William Heaney is a forger of antiquarian books – together with his friends Stinx and Jaz, he produces fake first edition novels by such authors as Jane Austen and Charles Dickens, which he sells to greedy collectors. He makes no money out of this scam, and gives all his proceeds to charity – namely GoPoint, a centre for the homeless run by his friend Antonia.
William is a man haunted by events in his past, for which he still feels guilty. As a result, he refuses to allow himself to grow too close to people or to fall in love. He can also see the demons that haunt people – not metaphorical demons such as drink or drugs, but actually living breathing demons. Not everyone can see them, but William can – and he has a few of his own to deal with as well.
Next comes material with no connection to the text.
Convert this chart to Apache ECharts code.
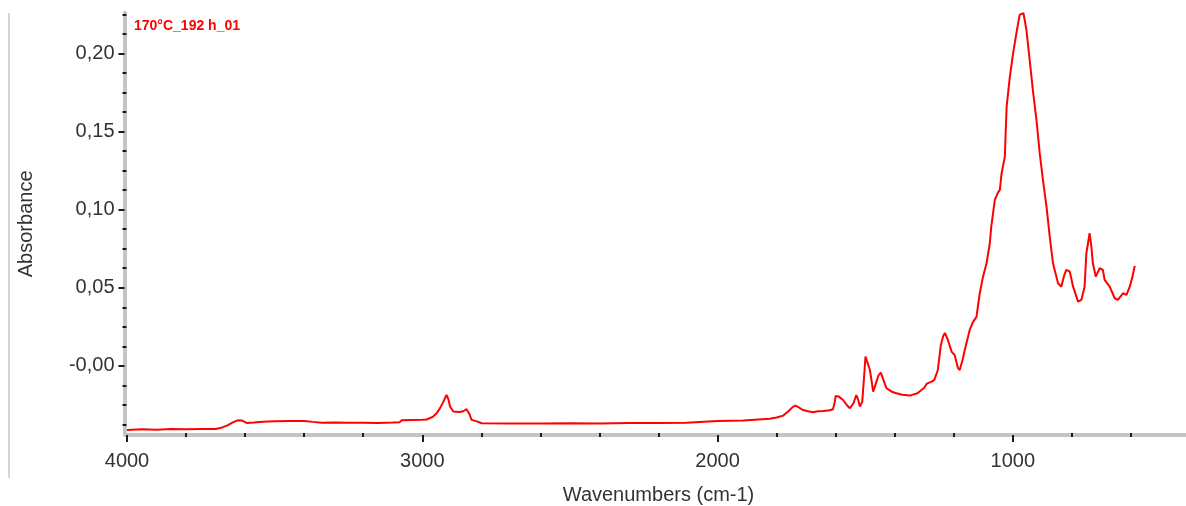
<!DOCTYPE html>
<html>
<head>
<meta charset="utf-8">
<script src="https://cdn.jsdelivr.net/npm/echarts@6/dist/echarts.min.js"></script>
<style>
  html, body { margin: 0; padding: 0; background: #ffffff; }
  #chart { width: 1186px; height: 506px; }
</style>
</head>
<body>
<div id="chart"></div>
<script>
// ---- data ----
const seriesName = '170°C_192 h_01';
const wavenumbers = [
  4000, 3950, 3900, 3850, 3800, 3750, 3700, 3680, 3660, 3640, 3625, 3610, 3595, 3570, 3540, 3500,
  3450, 3400, 3370, 3340, 3300, 3250, 3200, 3150, 3100, 3076, 3070, 3000, 2985, 2963, 2950, 2940,
  2930, 2918, 2912, 2906, 2895, 2875, 2861, 2850, 2840, 2833, 2815, 2799, 2700, 2600, 2500, 2400,
  2300, 2200, 2105, 2100, 2000, 1913, 1910, 1823, 1800, 1778, 1760, 1745, 1736, 1725, 1711, 1690,
  1676, 1660, 1642, 1620, 1609, 1603, 1600, 1590, 1575, 1560, 1552, 1540, 1530, 1524, 1518, 1510,
  1503, 1499, 1492, 1484, 1478, 1473, 1465, 1455, 1447, 1440, 1428, 1410, 1394, 1375, 1349, 1323,
  1300, 1291, 1275, 1266, 1254, 1244, 1236, 1230, 1220, 1207, 1197, 1186, 1180, 1170, 1163, 1146,
  1135, 1123, 1112, 1101, 1089, 1078, 1073, 1061, 1050, 1044, 1038, 1027, 1024, 1021, 1010, 999,
  988, 977, 972, 964, 954, 943, 931, 920, 909, 898, 886, 875, 864, 847, 836, 826,
  819, 807, 796, 779, 768, 757, 751, 740, 734, 729, 719, 706, 695, 689, 672, 655,
  644, 627, 615, 604, 595, 587
];
const absorbance = [
  -0.0410, -0.0405, -0.0408, -0.0403, -0.0405, -0.0404, -0.0403, -0.0395, -0.0380, -0.0360, -0.0348, -0.0350, -0.0365, -0.0362, -0.0357, -0.0354,
  -0.0353, -0.0352, -0.0358, -0.0363, -0.0362, -0.0364, -0.0363, -0.0365, -0.0362, -0.0360, -0.0347, -0.0345, -0.0343, -0.0324, -0.0300, -0.0270,
  -0.0235, -0.0186, -0.0210, -0.0260, -0.0292, -0.0295, -0.0290, -0.0277, -0.0310, -0.0345, -0.0355, -0.0367, -0.0368, -0.0368, -0.0367, -0.0369,
  -0.0366, -0.0365, -0.0364, -0.0352, -0.0352, -0.0350, -0.0339, -0.0338, -0.0330, -0.0318, -0.0290, -0.0262, -0.0254, -0.0265, -0.0282, -0.0292,
  -0.0296, -0.0290, -0.0288, -0.0284, -0.0277, -0.0230, -0.0192, -0.0195, -0.0218, -0.0255, -0.0271, -0.0240, -0.0186, -0.0215, -0.0260, -0.0230,
  -0.0050, 0.0060, 0.0020, -0.0026, -0.0100, -0.0164, -0.0120, -0.0060, -0.0043, -0.0080, -0.0143, -0.0165, -0.0175, -0.0185, -0.0190, -0.0175,
  -0.0140, -0.0113, -0.0100, -0.0090, -0.0026, 0.0130, 0.0190, 0.0211, 0.0166, 0.0090, 0.0070, -0.0013, -0.0026, 0.0040, 0.0100, 0.0230,
  0.0280, 0.0315, 0.0465, 0.0571, 0.0657, 0.0785, 0.0891, 0.1062, 0.1110, 0.1126, 0.1233, 0.1339, 0.1510, 0.1659, 0.1851, 0.2001,
  0.2128, 0.2246, 0.2257, 0.2257, 0.2150, 0.1958, 0.1745, 0.1574, 0.1361, 0.1190, 0.1019, 0.0827, 0.0657, 0.0529, 0.0507, 0.0580,
  0.0614, 0.0603, 0.0507, 0.0411, 0.0422, 0.0507, 0.0721, 0.0849, 0.0763, 0.0657, 0.0571, 0.0625, 0.0614, 0.0550, 0.0507, 0.0433,
  0.0422, 0.0465, 0.0454, 0.0507, 0.0571, 0.0640
];

// axis ranges and ticks
const xMin = 400, xMax = 4000;
const yMin = -0.0442, yMax = 0.226;
const xMajorTicks = [4000, 3000, 2000, 1000];
const xMajorLabels = ['4000', '3000', '2000', '1000'];
const xMinorTicks = [3800, 3600, 3400, 3200, 2800, 2600, 2400, 2200, 1800, 1600, 1400, 1200, 800, 600];
const yMajorTicks = [0, 0.05, 0.10, 0.15, 0.20];
const yMajorLabels = ['-0,00', '0,05', '0,10', '0,15', '0,20'];
const yMinorTicks = [-0.0375, -0.025, -0.0125, 0.0125, 0.025, 0.0375, 0.0625, 0.075, 0.0875,
  0.1125, 0.125, 0.1375, 0.1625, 0.175, 0.1875, 0.2125, 0.225];
const xAxisName = 'Wavenumbers (cm-1)';
const yAxisName = 'Absorbance';

const seriesData = wavenumbers.map((w, i) => [w, absorbance[i]]);

function labelFor(values, labels) {
  return function (v) {
    const i = values.findIndex(t => Math.abs(t - v) < 1e-9);
    return i >= 0 ? labels[i] : '';
  };
}

const FONT = '"Liberation Sans", Arial, sans-serif';
const BAR = '#c4c4c4';
const TICK = '#1a1a1a';

const chart = echarts.init(document.getElementById('chart'), null, { renderer: 'canvas' });
chart.setOption({
  animation: false,
  backgroundColor: '#ffffff',
  title: {
    text: seriesName,
    left: 129, top: 14,
    textStyle: { color: '#ff0000', fontSize: 14, fontWeight: 'bold', fontFamily: FONT }
  },
  graphic: [{
    type: 'line',
    shape: { x1: 9, y1: 13, x2: 9, y2: 478 },
    style: { stroke: '#d6d6ce', lineWidth: 2 }
  }],
  grid: { left: 127, right: -4, top: 12.7, bottom: 71, containLabel: false, outerBoundsMode: 'none' },
  xAxis: [
    {
      type: 'value', position: 'bottom', inverse: true, min: xMin, max: xMax,
      axisLine: { show: true, onZero: false, lineStyle: { color: BAR, width: 4 } },
      axisTick: { show: false },
      axisLabel: { show: false },
      splitLine: { show: false }
    },
    {
      type: 'value', position: 'bottom', inverse: true, min: xMin, max: xMax,
      axisLine: { show: false, onZero: false },
      axisTick: { show: true, customValues: xMajorTicks, length: 7, lineStyle: { color: TICK, width: 2 } },
      axisLabel: {
        show: true, customValues: xMajorTicks, formatter: labelFor(xMajorTicks, xMajorLabels),
        fontSize: 20, color: '#333333', fontFamily: FONT, margin: 16
      },
      splitLine: { show: false },
      name: xAxisName, nameLocation: 'middle', nameGap: 50,
      nameTextStyle: { fontSize: 20, color: '#333333', fontFamily: FONT }
    },
    {
      type: 'value', position: 'bottom', inverse: true, min: xMin, max: xMax, offset: 2,
      axisLine: { show: false, onZero: false },
      axisTick: { show: true, inside: true, customValues: xMinorTicks, length: 4, lineStyle: { color: TICK, width: 2 } },
      axisLabel: { show: false },
      splitLine: { show: false }
    }
  ],
  yAxis: [
    {
      type: 'value', position: 'left', min: yMin, max: yMax, offset: 2.5,
      axisLine: { show: true, onZero: false, lineStyle: { color: BAR, width: 4 } },
      axisTick: { show: true, customValues: yMajorTicks, length: 6, lineStyle: { color: TICK, width: 2 } },
      axisLabel: {
        show: true, customValues: yMajorTicks, formatter: labelFor(yMajorTicks, yMajorLabels),
        fontSize: 20, color: '#333333', fontFamily: FONT, margin: 10
      },
      splitLine: { show: false },
      name: yAxisName, nameLocation: 'middle', nameGap: 88, nameRotate: 90,
      nameTextStyle: { fontSize: 20, color: '#333333', fontFamily: FONT }
    },
    {
      type: 'value', position: 'left', min: yMin, max: yMax, offset: 4.5,
      axisLine: { show: false, onZero: false },
      axisTick: { show: true, inside: true, customValues: yMinorTicks, length: 4, lineStyle: { color: TICK, width: 2 } },
      axisLabel: { show: false },
      splitLine: { show: false }
    }
  ],
  series: [{
    name: seriesName,
    type: 'line',
    xAxisIndex: 0,
    yAxisIndex: 0,
    data: seriesData,
    showSymbol: false,
    symbol: 'none',
    clip: false,
    lineStyle: { color: '#ff0000', width: 2 }
  }]
});
</script>
</body>
</html>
There are two timelines in this book – the story of what happened in William’s past to make him so closed off; and current events in his life – a growing friendship with a mysterious girl called Yasmin, which frightens him as much as it fascinates him; an encounter with a homeless ex-soldier; and his often troubled relationship with his ex-wife and their children.
I thought the book was a terrific read. Although we learn right from the outset that William is a con-artist, it is hard not to feel something for his character – he seems to be a man searching for the way to right a wrong, and perhaps find a way out of his trapped existence. He drinks far too much red wine and is probably bordering on alcoholism. But he has a heart and feels compassion for others.
The story from William’s past was interesting (I’m not giving away any spoilers) and it was easy to see how such events could have a long lasting effect. However, I preferred the narrative of the current day.
The characters were, in the main, well drawn especially William himself, his daughter Sarah, and Yasmin. I was eager to find out if he would eventually find a way of conquering his demons, and had no idea how the story was going to end up. Without giving anything away, I found the ending to be extremely satisfying with many of the threads throughout the book coming together.
The writing flowed very well and I found myself engrossed in the story. I will certainly be looking out for more work by this author. (It should be noted that William Heaney is a pseudonym for the author Graham Joyce.) I’m uncertain as to exactly what genre I would put this book in – however, I would certainly recommend it as an absorbing read.